Write the lines out again, from the top of the material to the line containing "from bokeh.resources import INLINE", pictures excluded.

» Supplied information:
----
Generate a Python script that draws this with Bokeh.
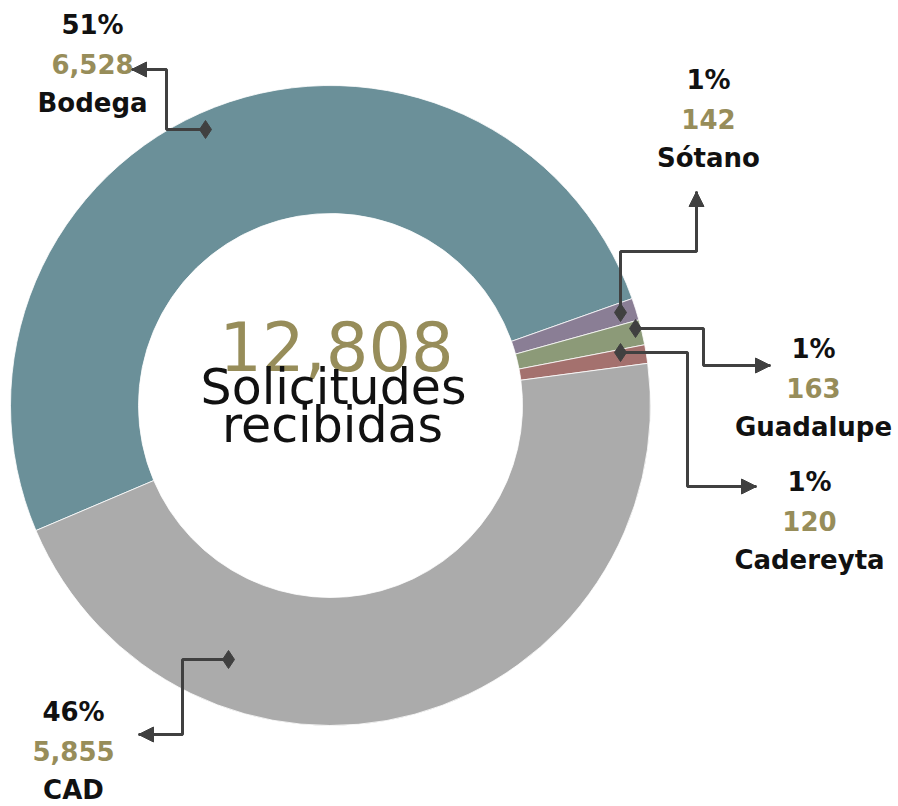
import math
from bokeh.plotting import figure
from bokeh.models import Range1d, Arrow, NormalHead, ColumnDataSource
from bokeh.core.properties import value
from bokeh.embed import file_html
from bokeh.resources import INLINE

# ---- data ----
categories = ["Bodega", "Sótano", "Guadalupe", "Cadereyta", "CAD"]
counts = [6528, 142, 163, 120, 5855]
percent_labels = ["51%", "1%", "1%", "1%", "46%"]
count_labels = ["6,528", "142", "163", "120", "5,855"]
total_label = "12,808"
center_lines = ["Solicitudes", "recibidas"]
colors = ["#6b9099", "#8a7e95", "#8c9a78", "#a4716e", "#ababab"]

W, H = 898, 806


def X(x):
    return x


def Y(y):
    return H - y


def TY(baseline, size):
    # compensate for renderer baseline offset
    return Y(baseline - 0.3 * size)


p = figure(width=W, height=H, output_backend="svg", toolbar_location=None,
           x_range=Range1d(0, W), y_range=Range1d(0, H),
           x_axis_type=None, y_axis_type=None, min_border=0)
p.outline_line_color = None
p.xgrid.visible = False
p.ygrid.visible = False
p.background_fill_color = "white"
p.border_fill_color = "white"

# ---- donut ----
cx, cy = X(330), Y(405)
r_out, r_in = 320, 192
total = sum(counts)
start_deg = 203.0
starts, ends = [], []
a = math.radians(start_deg)
for c in counts:
    starts.append(a)
    a = a - c / total * 2 * math.pi
    ends.append(a)

src = ColumnDataSource(dict(start=starts, end=ends, color=colors, cat=categories))
p.annular_wedge(x=cx, y=cy, inner_radius=r_in, outer_radius=r_out,
                start_angle="start", end_angle="end", direction="clock",
                fill_color="color", line_color="white", line_width=0.8, source=src)

# ---- leaders (image-pixel layout) ----
leaders = [
    [(205, 129), (166, 129), (166, 69), (131, 69)],   # Bodega
    [(620, 312), (620, 251), (696, 251), (696, 191)],  # Sótano
    [(635, 328), (703, 328), (703, 365), (770, 365)],  # Guadalupe
    [(620, 352), (687, 352), (687, 486), (756, 486)],  # Cadereyta
    [(228, 659), (182, 659), (182, 734), (138, 734)],  # CAD
]
lc = "#404040"
for pts in leaders:
    xs = [X(px) for px, py in pts]
    ys = [Y(py) for px, py in pts]
    p.line(xs, ys, line_color=lc, line_width=3)
    p.scatter([xs[0]], [ys[0]], marker="diamond", size=18, fill_color=lc, line_color=lc)
    p.add_layout(Arrow(end=NormalHead(size=15, fill_color=lc, line_color=lc, line_width=1),
                       x_start=xs[-2], y_start=ys[-2], x_end=xs[-1], y_end=ys[-1],
                       line_color=lc, line_width=3))

# ---- labels ----
label_pos = [(92, 32), (708, 87), (813, 356), (809, 489), (73, 719)]
gap1, gap2 = 39, 78
fs = 26
bold = dict(text_align="center", text_baseline="alphabetic", text_font=value("DejaVu Sans"),
            text_font_style="bold", text_font_size=f"{fs}px")
for (lx, ly), pl, cl, cat in zip(label_pos, percent_labels, count_labels, categories):
    p.text([X(lx)], [TY(ly, fs)], text=[pl], text_color="#111111", **bold)
    p.text([X(lx)], [TY(ly + gap1, fs)], text=[cl], text_color="#978d5a", **bold)
    p.text([X(lx)], [TY(ly + gap2, fs)], text=[cat], text_color="#111111", **bold)

# ---- centre ----
thin = value("DejaVu Sans")
big, mid = 67, 49
p.text([X(336)], [TY(366, big)], text=[total_label], text_align="center", text_baseline="alphabetic",
       text_font=thin, text_font_size=f"{big}px", text_color="#978d5a")
p.text([X(333)], [TY(402, mid)], text=[center_lines[0]], text_align="center", text_baseline="alphabetic",
       text_font=thin, text_font_size=f"{mid}px", text_color="#111111")
p.text([X(332)], [TY(440, mid)], text=[center_lines[1]], text_align="center", text_baseline="alphabetic",
       text_font=thin, text_font_size=f"{mid}px", text_color="#111111")

open("out.html", "w").write(file_html(p, INLINE))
----
» Exercise solution:
Generate a Python script that draws this with Bokeh.
import math
from bokeh.plotting import figure
from bokeh.models import Range1d, Arrow, NormalHead, ColumnDataSource
from bokeh.core.properties import value
from bokeh.embed import file_html
from bokeh.resources import INLINE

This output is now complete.